For sour crude service (crude containing H2S — classified as sour per NACE MR0175 when H2S partial pressure exceeds 0.0003 MPa), the valve seats, body seat pockets, and trunnion bearing areas are often weld-overlaid with Alloy 625 (Inconel 625, UNS N06625). Alloy 625 provides:

• Excellent resistance to H2S-induced sulfide stress cracking and hydrogen embrittlement
• High hardness for erosion resistance in high-velocity crude flow
• Corrosion resistance against chloride-containing formation water co-produced with crude

The overlay is applied by automated GTAW (TIG) or SAW (submerged arc welding) with two minimum passes, chemically analysed by PMI (Positive Material Identification) at factory QC, and hardness tested per NACE MR0175 limits (<22 HRC for carbon steel body, no limit on Alloy 625 overlay itself).

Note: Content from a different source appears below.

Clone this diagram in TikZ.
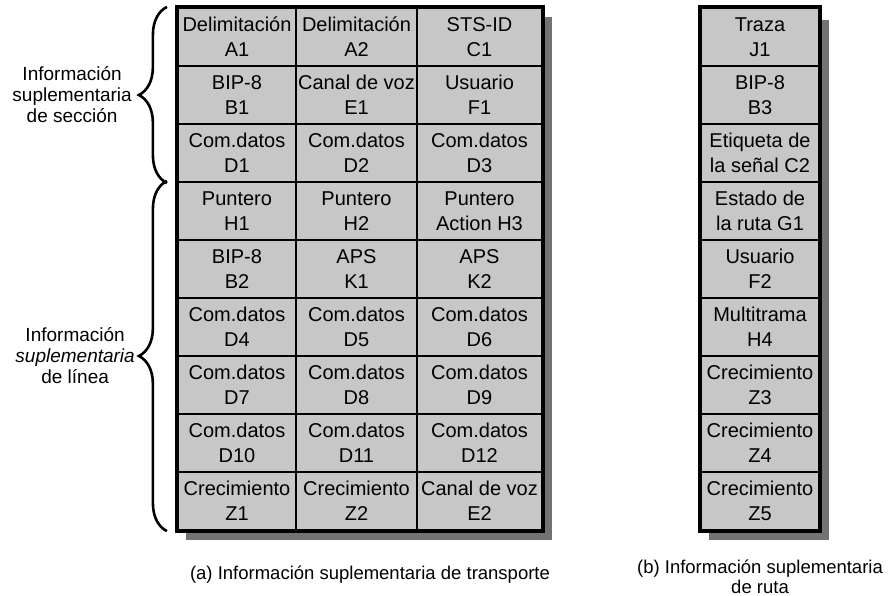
\documentclass[tikz,border=0pt]{standalone}
\usepackage{fontspec}
\setmainfont{Liberation Sans}
\usetikzlibrary{decorations.pathreplacing,backgrounds}

\tikzset{
	cell/.style={draw, line width=2.2pt, fill=black!22, minimum height=58pt, inner sep=0pt, align=center, font=\fontsize{20}{25}\selectfont},
	shadowbox/.style={fill=black!55},
	sidetext/.style={align=center, inner sep=0pt, font=\fontsize{19}{21}\selectfont},
	captext/.style={align=center, inner sep=0pt, font=\fontsize{18.5}{20}\selectfont},
	brc/.style={decorate, decoration={brace, amplitude=28pt}, line width=2.6pt},
}

\begin{document}
\begin{tikzpicture}[x=1pt, y=-1pt]
	\useasboundingbox (0,0) rectangle (890,596);
	% (a) transporte
	\foreach \i/\ta/\tb/\tc [evaluate=\i as \yc using 58*\i-21] in {
		1/{Delimitación\\A1}/{Delimitación\\A2}/{STS-ID\\C1},
		2/{BIP-8\\B1}/{Canal de voz\\E1}/{Usuario\\F1},
		3/{Com.datos\\D1}/{Com.datos\\D2}/{Com.datos\\D3},
		4/{Puntero\\H1}/{Puntero\\H2}/{Puntero\\Action H3},
		5/{BIP-8\\B2}/{APS\\K1}/{APS\\K2},
		6/{Com.datos\\D4}/{Com.datos\\D5}/{Com.datos\\D6},
		7/{Com.datos\\D7}/{Com.datos\\D8}/{Com.datos\\D9},
		8/{Com.datos\\D10}/{Com.datos\\D11}/{Com.datos\\D12},
		9/{Crecimiento\\Z1}/{Crecimiento\\Z2}/{Canal de voz\\E2}} {
		\node[cell, minimum width=118pt] (a-\i-1) at (237,\yc) {\ta};
		\node[cell, minimum width=121pt] (a-\i-2) at (356.5,\yc) {\tb};
		\node[cell, minimum width=125pt] (a-\i-3) at (479.5,\yc) {\tc};
	}
	% (b) ruta
	\foreach \i/\t [evaluate=\i as \yc using 58*\i-21] in {
		1/{Traza\\J1}, 2/{BIP-8\\B3}, 3/{Etiqueta de\\la señal C2},
		4/{Estado de\\la ruta G1}, 5/{Usuario\\F2}, 6/{Multitrama\\H4},
		7/{Crecimiento\\Z3}, 8/{Crecimiento\\Z4}, 9/{Crecimiento\\Z5}} {
		\node[cell, minimum width=118pt] (b-\i) at (760,\yc) {\t};
	}
	\draw[line width=3pt] (a-1-1.north west) rectangle (a-9-3.south east);
	\draw[line width=3pt] (b-1.north west) rectangle (b-9.south east);
	\begin{scope}[on background layer]
		\fill[shadowbox] ([shift={(9,10)}]a-1-1.north west) rectangle ([shift={(9,9)}]a-9-3.south east);
		\fill[shadowbox] ([shift={(9,13)}]b-1.north west) rectangle ([shift={(9,9)}]b-9.south east);
	\end{scope}
	% llaves
	\draw[brc] ([xshift=-10pt]a-3-1.south west) -- ([xshift=-10pt]a-1-1.north west);
	\draw[brc] ([xshift=-10pt]a-9-1.south west) -- ([xshift=-10pt]a-4-1.north west);
	\node[sidetext, anchor=east] (sec) at (132,95) {Información\\suplementaria\\de sección};
	\node[sidetext, anchor=east] (lin) at (135,356) {Información\\\textit{suplementaria}\\de línea};
	\node[captext] (capa) at (370,575) {(a) Información suplementaria de transporte};
	\node[captext, anchor=south] (capb) at (760,594) {(b) Información suplementaria\\de ruta};
\end{tikzpicture}
\end{document}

NACE MR0175 / ISO 15156 Compliance

For sour crude service, NACE MR0175 (now also published as ISO 15156) governs material selection for all wetted metallic components. Key requirements for large bore pipeline ball valves:

• Carbon and low-alloy steel body: maximum hardness 22 HRC (200 HV or 248 HB Vickers/Brinell equivalent) — achieved through normalising or QT heat treatment
• Stainless steel trim (316 SS): acceptable if hardness <22 HRC — austenitic SS not susceptible to sulfide stress cracking
• Stem material: typically 17-4PH H1150 condition stainless steel — NACE MR0175 compliant at this heat treatment condition
• Hardness testing records by heat number required for the Material Test Certificate (MTC)

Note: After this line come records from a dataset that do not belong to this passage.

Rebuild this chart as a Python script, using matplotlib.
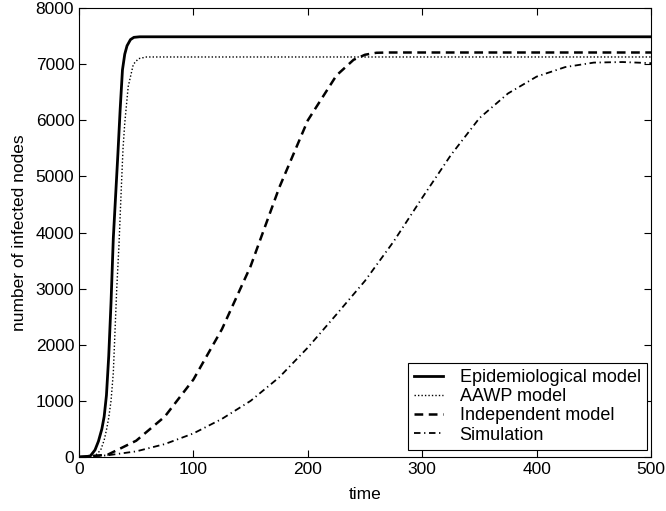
import matplotlib
matplotlib.use("Agg")
import matplotlib.pyplot as plt

plt.rcParams['font.family'] = ['Liberation Sans', 'DejaVu Sans']

epi_t = [0, 5, 10, 14, 17, 20, 22, 24, 26, 28, 30, 32, 34, 36, 38, 40, 42, 45, 48, 53, 60, 500]
epi_y = [0, 2, 20, 125, 280, 500, 720, 1100, 1800, 2750, 3900, 4650, 5400, 6200, 6900, 7180, 7330, 7440, 7480, 7490, 7490, 7490]

aawp_t = [0, 10, 15, 19, 22, 24, 26, 28, 30, 31, 33, 35, 37, 38.5, 40, 43, 47.5, 52, 59, 500]
aawp_y = [0, 5, 40, 125, 300, 480, 700, 1000, 1500, 2000, 3000, 3800, 4800, 5500, 5950, 6600, 7000, 7100, 7130, 7130]

ind_t = [0, 25, 50, 75, 100, 125, 150, 175, 200, 225, 240, 250, 260, 270, 500]
ind_y = [0, 40, 290, 720, 1380, 2280, 3400, 4800, 6000, 6800, 7080, 7170, 7205, 7210, 7210]

sim_t = [0, 25, 50, 75, 100, 125, 150, 175, 200, 225, 250, 275, 300, 325, 350, 375, 400, 425, 450, 475, 500]
sim_y = [0, 30, 100, 230, 420, 680, 1000, 1420, 1950, 2540, 3140, 3840, 4620, 5380, 6040, 6480, 6780, 6950, 7030, 7040, 7020]

fig = plt.figure(figsize=(6.66, 5.11), dpi=100)
ax = fig.add_axes([0.1186, 0.1057, 0.8589, 0.8783])

ax.plot(epi_t, epi_y, color='black', linestyle='-', linewidth=2.0, label='Epidemiological model')
ax.plot(aawp_t, aawp_y, color='black', linestyle=(0, (1, 1.5)), linewidth=1.0, label='AAWP model')
ax.plot(ind_t, ind_y, color='black', linestyle=(0, (3.5, 2.2)), linewidth=1.8, label='Independent model')
ax.plot(sim_t, sim_y, color='black', linestyle=(0, (3.6, 2, 0.7, 2)), linewidth=1.3, label='Simulation')

ax.set_xlim(0, 500)
ax.set_ylim(0, 8000)
ax.set_xticks([0, 100, 200, 300, 400, 500])
ax.set_yticks(range(0, 8001, 1000))
ax.tick_params(direction='in', top=True, right=True, labelsize=12.5, length=5, width=0.8)
for s in ax.spines.values():
    s.set_linewidth(0.8)
ax.set_xlabel('time', fontsize=12.5, labelpad=7)
ax.set_ylabel('number of infected nodes', fontsize=12.5, labelpad=6)

leg = ax.legend(loc='lower right', fontsize=13, frameon=True, fancybox=False,
                edgecolor='black', framealpha=1, handlelength=1.6, handletextpad=0.9,
                borderpad=0.35, labelspacing=0.12, borderaxespad=0,
                bbox_to_anchor=(0.993, 0.0156))
leg.get_frame().set_linewidth(0.8)

fig.savefig('out.png', dpi=100)
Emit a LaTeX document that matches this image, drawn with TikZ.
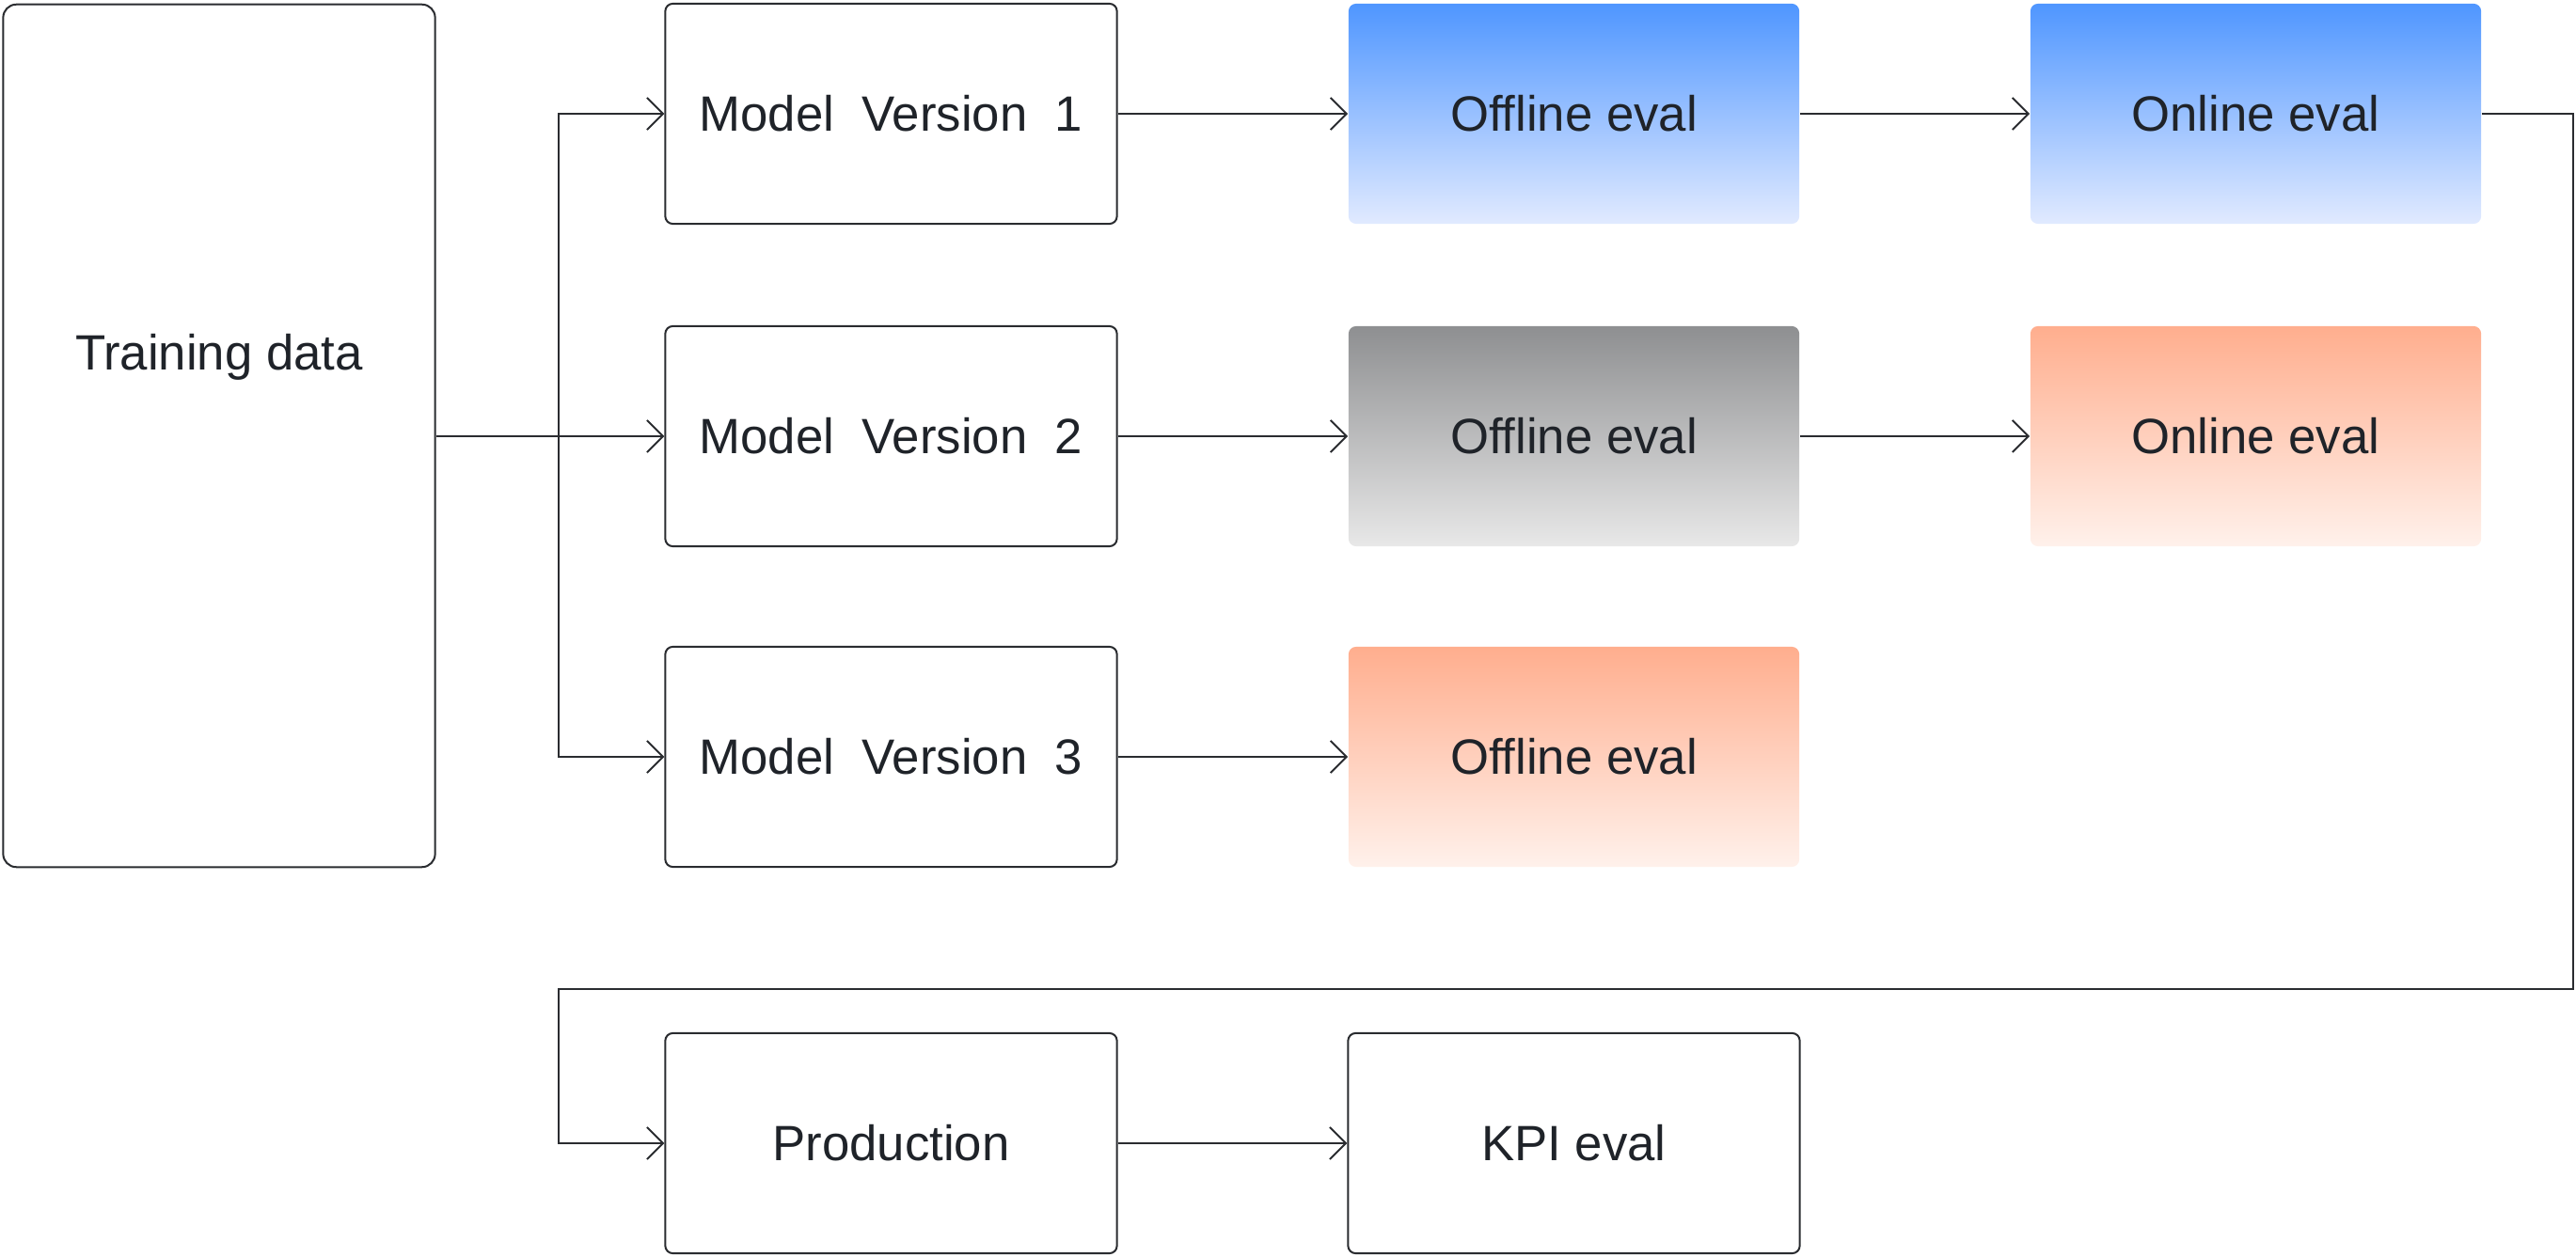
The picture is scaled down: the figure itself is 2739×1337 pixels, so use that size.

MOV (Motor Operated Valve) Actuation for SPM

Shore-end mainline ball valves at SPM terminals are typically Motor Operated Valves controlled from the Central Control Room (CCR) or tanker loading control panel. MOV components:

• Electric motor: 3-phase induction motor (415V/50Hz India standard) with torque-sensing overload protection; explosion-proof (ATEX Zone 2) certification if in hazardous area
• Gearbox: Worm-gear or bevel gearbox sized to generate sufficient closing torque against full differential pressure — torque analysis provided by valve manufacturer with break torque, running torque, and seating torque values
• Spring return: Large bore MOVs for ESD valves may incorporate a spring-return module for fail-close operation on power loss — critical for emergency isolation
• Position transmitter: 4–20 mA or HART signal to DCS/SCADA for remote position monitoring
• Local control panel: Weatherproof enclosure (IP65 minimum) with open/close pushbuttons, position indicators, and local/remote selector switch

API 6D Fire-Safe Design

SPM shore valves are in a fire-risk environment (crude oil spill from hose connection, tanker fire). API 6D requires that mainline pipeline ball valves meet fire-safe design requirements per API 607 (for soft-seated valves) or API 6FA. Fire-safe design ensures the valve maintains a secondary metal-to-metal seal if the primary PTFE/FKM seats burn away in a fire — preventing uncontrolled crude oil release that would fuel the fire.

FKM AED Seals

Anti-Explosive Decompression (AED) seals are elastomeric seals specifically compounded to resist explosive decompression — the rapid pressure drop when a pipeline is depressurised. Gas dissolved in crude oil under pipeline pressure can diffuse into the elastomer under pressure; when pressure is rapidly released, the dissolved gas expands and can rupture the seal from the inside (explosive decompression). AED-grade FKM (Viton) seals for body seals and stem seals are standard for SPM pipeline ball valves.